Supplied material
--------

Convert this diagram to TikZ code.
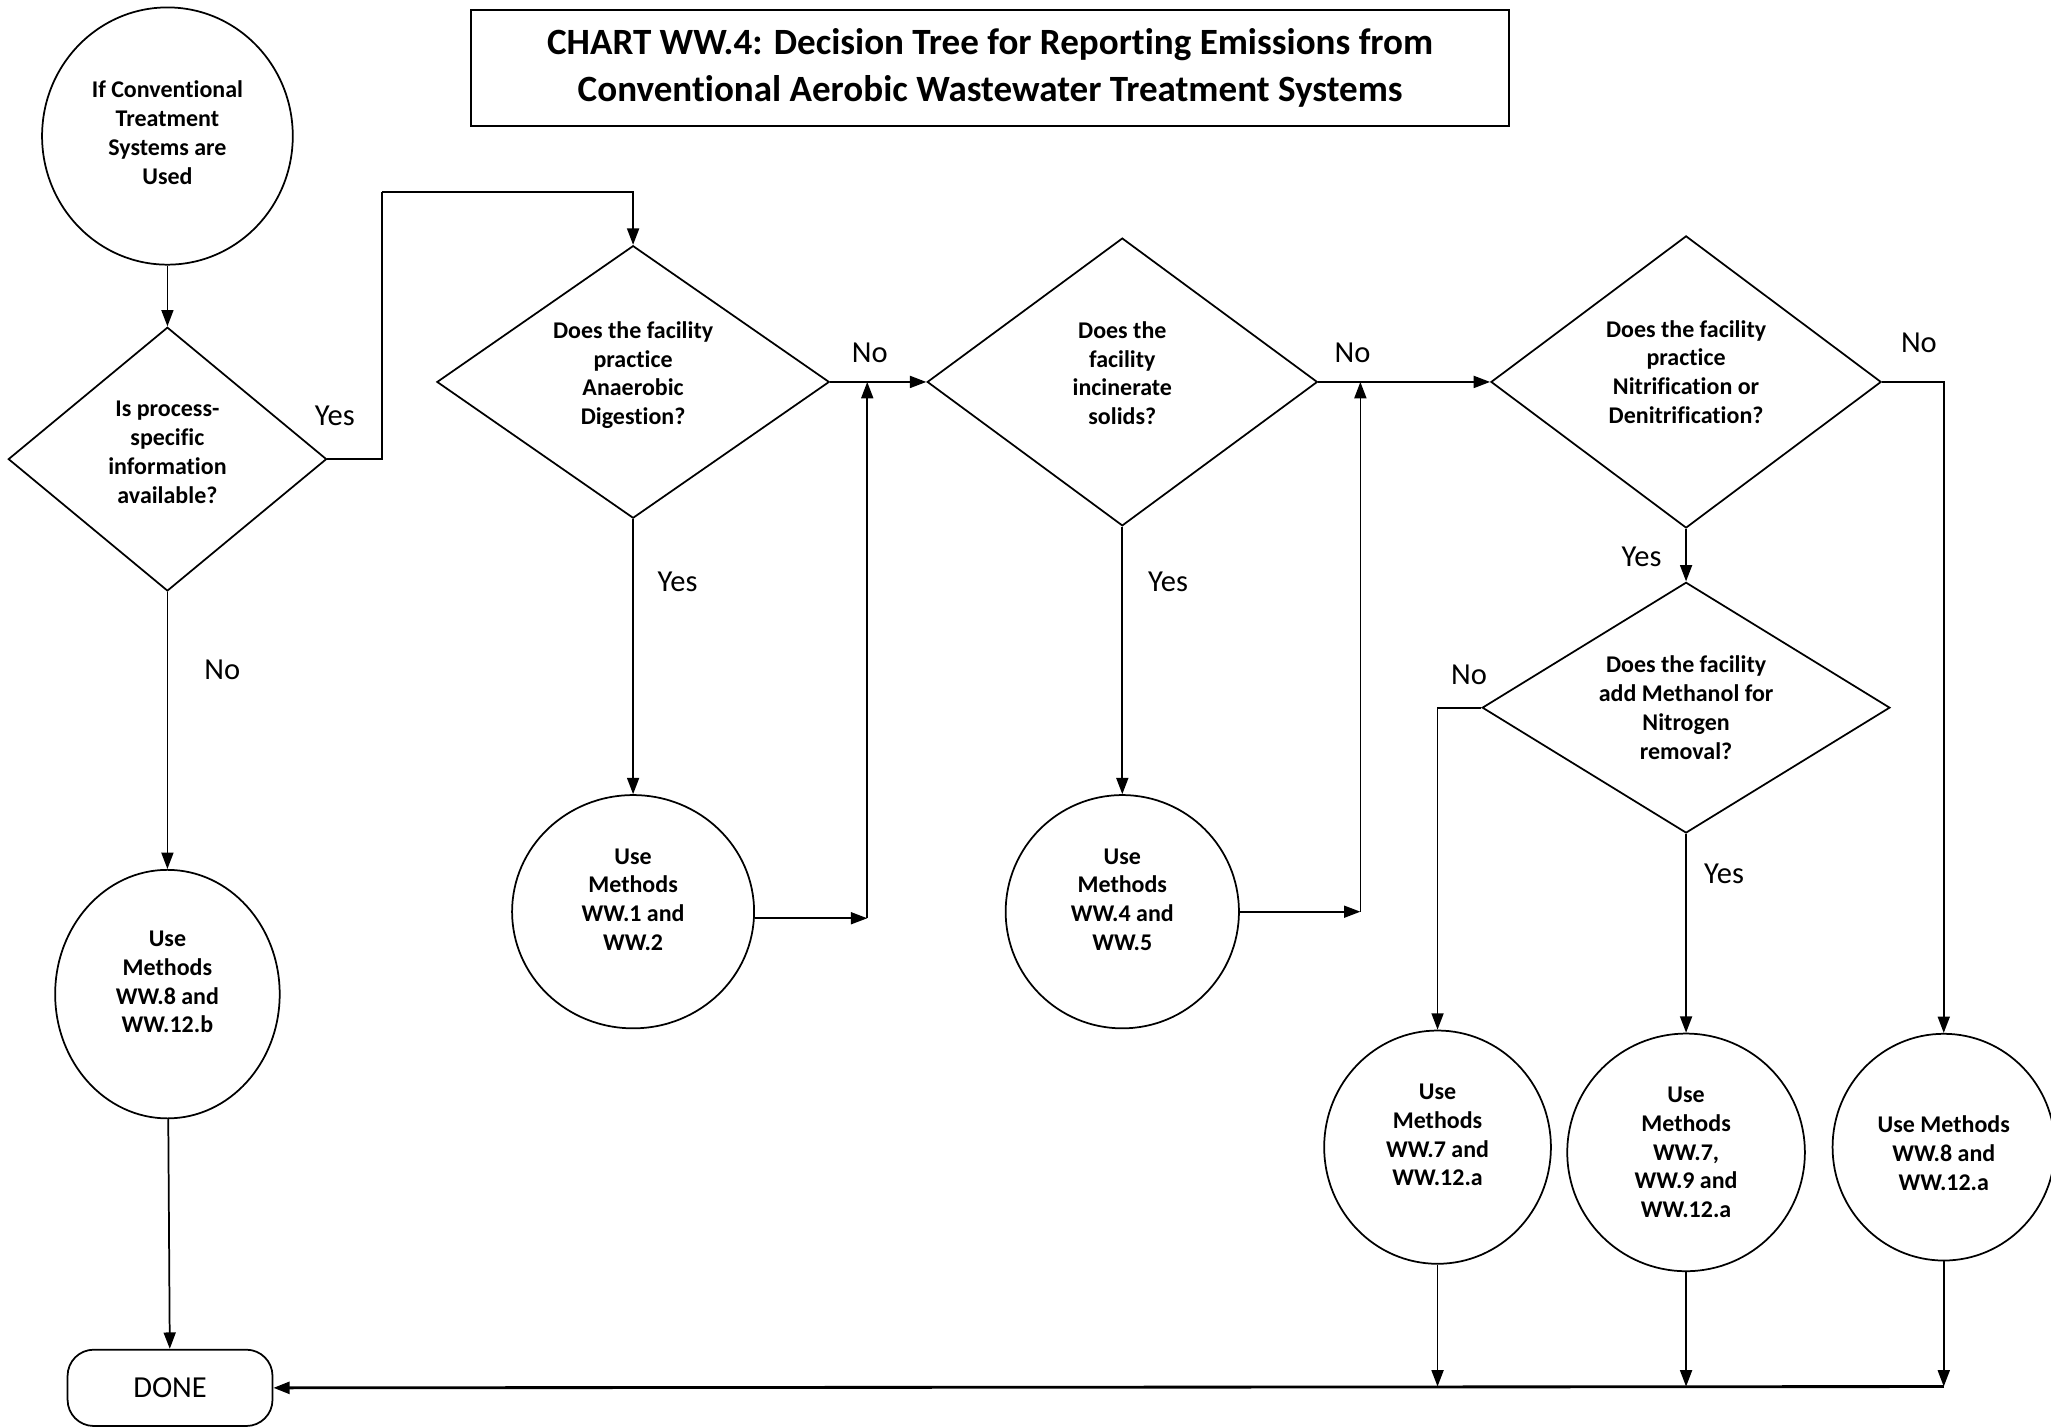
\documentclass[tikz,border=0pt]{standalone}
\usepackage{fontspec}
\setmainfont{Carlito}[Ligatures=NoCommon]
\usetikzlibrary{shapes.geometric, arrows.meta, positioning}

\begin{document}
\begin{tikzpicture}[x=0.6pt, y=-0.6pt,
  dec/.style={draw, diamond, shape aspect=1.5, inner sep=0pt, line width=0.8pt, align=center, font=\fontsize{11}{13.2}\selectfont\bfseries},
  meth/.style={draw, ellipse, inner sep=0pt, line width=0.8pt, align=center, font=\fontsize{11}{13.2}\selectfont\bfseries},
  ans/.style={font=\fontsize{14}{16}\selectfont},
  arr/.style={-{Triangle[length=7.5pt, width=5.5pt]}, line width=0.8pt}]
  \useasboundingbox (0,0) rectangle (1568,1091);

  % Title
  \node[draw, line width=0.8pt, minimum width=476pt, minimum height=53pt, align=center, font=\fontsize{17}{21.6}\selectfont\bfseries] (title) at (757,52) {
    CHART WW.4: Decision Tree for Reporting Emissions from\\
    Conventional Aerobic Wastewater Treatment Systems
  };

  % Start and first question
  \node[meth, minimum width=115pt, minimum height=118pt] (start) at (128,104) {If Conventional\\Treatment\\Systems are\\Used\\[-10pt]\mbox{}};
  \node[dec, minimum width=146pt, minimum height=121pt] (q1) at (128,351) {Is process-\\specific\\information\\available?\\[-7pt]\mbox{}};
  \node[meth, minimum width=103pt, minimum height=114pt] (m1) at (128,760) {Use\\Methods\\WW.8 and\\WW.12.b\\[-2pt]\mbox{}};
  \node[draw, rounded corners=12pt, line width=0.8pt, minimum width=94pt, minimum height=35pt, font=\fontsize{14}{16}\selectfont] (done) at (130,1061) {DONE};

  % Anaerobic digestion
  \node[dec, minimum width=180pt, minimum height=125pt] (q2) at (484,292) {Does the facility\\practice\\Anaerobic\\Digestion?\\[-5pt]\mbox{}};
  \node[meth, minimum width=111pt, minimum height=107pt] (m2) at (484,697) {Use\\Methods\\WW.1 and\\WW.2\\[-2pt]\mbox{}};

  % Incineration
  \node[dec, minimum width=179pt, minimum height=132pt] (q3) at (858,292) {Does the\\facility\\incinerate\\solids?\\[-5pt]\mbox{}};
  \node[meth, minimum width=107pt, minimum height=107pt] (m3) at (858,697) {Use\\Methods\\WW.4 and\\WW.5\\[-2pt]\mbox{}};

  % Nitrification
  \node[dec, minimum width=179pt, minimum height=134pt] (q4) at (1289,292) {Does the facility\\practice\\Nitrification or\\Denitrification?\\[-4pt]\mbox{}};
  \node[dec, minimum width=187pt, minimum height=115pt] (q5) at (1289,541) {Does the facility\\add Methanol for\\Nitrogen\\removal?};
  \node[meth, minimum width=104pt, minimum height=107pt] (m5) at (1099,877) {Use\\Methods\\WW.7 and\\WW.12.a\\[-2pt]\mbox{}};
  \node[meth, minimum width=109pt, minimum height=109pt] (m6) at (1289,881) {Use\\Methods\\WW.7,\\WW.9 and\\WW.12.a};
  \node[meth, minimum width=102pt, minimum height=104pt] (m7) at (1486,877) {\mbox{}\\Use Methods\\WW.8 and\\WW.12.a};

  % Junctions
  \coordinate (k1) at (292,147);
  \coordinate (j1) at (663,702);
  \coordinate (j1t) at (663,292);
  \coordinate (j2) at (1040,697);
  \coordinate (j2t) at (1040,292);
  \coordinate (b5) at (1099,1060);
  \coordinate (b6) at (1289,1060);
  \coordinate (b7) at (1486,1060);

  % Connectors
  \draw[arr] (start) -- (q1);
  \draw[line width=0.8pt] (q1.east) -| (k1);
  \draw[arr] (k1) -| (q2.north);
  \draw[arr] (q1) -- (m1);
  \draw[arr] (m1) -- (done);
  \draw[arr] (q2.east) -- (q3.west);
  \draw[arr] (q2) -- (m2);
  \draw[arr] (m2.east |- j1) -- (j1);
  \draw[arr] (j1) -- (j1t);
  \draw[arr] (q3.east) -- (q4.west);
  \draw[arr] (q3) -- (m3);
  \draw[arr] (m3.east) -- (j2);
  \draw[arr] (j2) -- (j2t);
  \draw[arr] (q4.east) -| (m7.north);
  \draw[arr] (q4) -- (q5);
  \draw[arr] (q5.west) -| (m5.north);
  \draw[arr] (q5) -- (m6);
  \draw[arr] (m5) -- (b5);
  \draw[arr] (m6) -- (b6);
  \draw[arr] (m7) -- (b7);
  \draw[arr, line width=1.3pt] (b7) -- (done.east);

  % Answers
  \node[ans] (a1) at (256,318) {Yes};
  \node[ans] (a2) at (170,512) {No};
  \node[ans] (a3) at (665,270) {No};
  \node[ans] (a4) at (518,445) {Yes};
  \node[ans] (a5) at (1034,270) {No};
  \node[ans] (a6) at (893,445) {Yes};
  \node[ans] (a7) at (1467,262) {No};
  \node[ans] (a8) at (1255,426) {Yes};
  \node[ans] (a9) at (1123,516) {No};
  \node[ans] (a10) at (1318,668) {Yes};
\end{tikzpicture}
\end{document}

--------

Goal
Set the pictures aside and transcribe the data above exactly.

Written answer
Convert this diagram to TikZ code.
\documentclass[tikz,border=0pt]{standalone}
\usepackage{fontspec}
\setmainfont{Carlito}[Ligatures=NoCommon]
\usetikzlibrary{shapes.geometric, arrows.meta, positioning}

\begin{document}
\begin{tikzpicture}[x=0.6pt, y=-0.6pt,
  dec/.style={draw, diamond, shape aspect=1.5, inner sep=0pt, line width=0.8pt, align=center, font=\fontsize{11}{13.2}\selectfont\bfseries},
  meth/.style={draw, ellipse, inner sep=0pt, line width=0.8pt, align=center, font=\fontsize{11}{13.2}\selectfont\bfseries},
  ans/.style={font=\fontsize{14}{16}\selectfont},
  arr/.style={-{Triangle[length=7.5pt, width=5.5pt]}, line width=0.8pt}]
  \useasboundingbox (0,0) rectangle (1568,1091);

  % Title
  \node[draw, line width=0.8pt, minimum width=476pt, minimum height=53pt, align=center, font=\fontsize{17}{21.6}\selectfont\bfseries] (title) at (757,52) {
    CHART WW.4: Decision Tree for Reporting Emissions from\\
    Conventional Aerobic Wastewater Treatment Systems
  };

  % Start and first question
  \node[meth, minimum width=115pt, minimum height=118pt] (start) at (128,104) {If Conventional\\Treatment\\Systems are\\Used\\[-10pt]\mbox{}};
  \node[dec, minimum width=146pt, minimum height=121pt] (q1) at (128,351) {Is process-\\specific\\information\\available?\\[-7pt]\mbox{}};
  \node[meth, minimum width=103pt, minimum height=114pt] (m1) at (128,760) {Use\\Methods\\WW.8 and\\WW.12.b\\[-2pt]\mbox{}};
  \node[draw, rounded corners=12pt, line width=0.8pt, minimum width=94pt, minimum height=35pt, font=\fontsize{14}{16}\selectfont] (done) at (130,1061) {DONE};

  % Anaerobic digestion
  \node[dec, minimum width=180pt, minimum height=125pt] (q2) at (484,292) {Does the facility\\practice\\Anaerobic\\Digestion?\\[-5pt]\mbox{}};
  \node[meth, minimum width=111pt, minimum height=107pt] (m2) at (484,697) {Use\\Methods\\WW.1 and\\WW.2\\[-2pt]\mbox{}};

  % Incineration
  \node[dec, minimum width=179pt, minimum height=132pt] (q3) at (858,292) {Does the\\facility\\incinerate\\solids?\\[-5pt]\mbox{}};
  \node[meth, minimum width=107pt, minimum height=107pt] (m3) at (858,697) {Use\\Methods\\WW.4 and\\WW.5\\[-2pt]\mbox{}};

  % Nitrification
  \node[dec, minimum width=179pt, minimum height=134pt] (q4) at (1289,292) {Does the facility\\practice\\Nitrification or\\Denitrification?\\[-4pt]\mbox{}};
  \node[dec, minimum width=187pt, minimum height=115pt] (q5) at (1289,541) {Does the facility\\add Methanol for\\Nitrogen\\removal?};
  \node[meth, minimum width=104pt, minimum height=107pt] (m5) at (1099,877) {Use\\Methods\\WW.7 and\\WW.12.a\\[-2pt]\mbox{}};
  \node[meth, minimum width=109pt, minimum height=109pt] (m6) at (1289,881) {Use\\Methods\\WW.7,\\WW.9 and\\WW.12.a};
  \node[meth, minimum width=102pt, minimum height=104pt] (m7) at (1486,877) {\mbox{}\\Use Methods\\WW.8 and\\WW.12.a};

  % Junctions
  \coordinate (k1) at (292,147);
  \coordinate (j1) at (663,702);
  \coordinate (j1t) at (663,292);
  \coordinate (j2) at (1040,697);
  \coordinate (j2t) at (1040,292);
  \coordinate (b5) at (1099,1060);
  \coordinate (b6) at (1289,1060);
  \coordinate (b7) at (1486,1060);

  % Connectors
  \draw[arr] (start) -- (q1);
  \draw[line width=0.8pt] (q1.east) -| (k1);
  \draw[arr] (k1) -| (q2.north);
  \draw[arr] (q1) -- (m1);
  \draw[arr] (m1) -- (done);
  \draw[arr] (q2.east) -- (q3.west);
  \draw[arr] (q2) -- (m2);
  \draw[arr] (m2.east |- j1) -- (j1);
  \draw[arr] (j1) -- (j1t);
  \draw[arr] (q3.east) -- (q4.west);
  \draw[arr] (q3) -- (m3);
  \draw[arr] (m3.east) -- (j2);
  \draw[arr] (j2) -- (j2t);
  \draw[arr] (q4.east) -| (m7.north);
  \draw[arr] (q4) -- (q5);
  \draw[arr] (q5.west) -| (m5.north);
  \draw[arr] (q5) -- (m6);
  \draw[arr] (m5) -- (b5);
  \draw[arr] (m6) -- (b6);
  \draw[arr] (m7) -- (b7);
  \draw[arr, line width=1.3pt] (b7) -- (done.east);

  % Answers
  \node[ans] (a1) at (256,318) {Yes};
  \node[ans] (a2) at (170,512) {No};
  \node[ans] (a3) at (665,270) {No};
  \node[ans] (a4) at (518,445) {Yes};
  \node[ans] (a5) at (1034,270) {No};
  \node[ans] (a6) at (893,445) {Yes};
  \node[ans] (a7) at (1467,262) {No};
  \node[ans] (a8) at (1255,426) {Yes};
  \node[ans] (a9) at (1123,516) {No};
  \node[ans] (a10) at (1318,668) {Yes};
\end{tikzpicture}
\end{document}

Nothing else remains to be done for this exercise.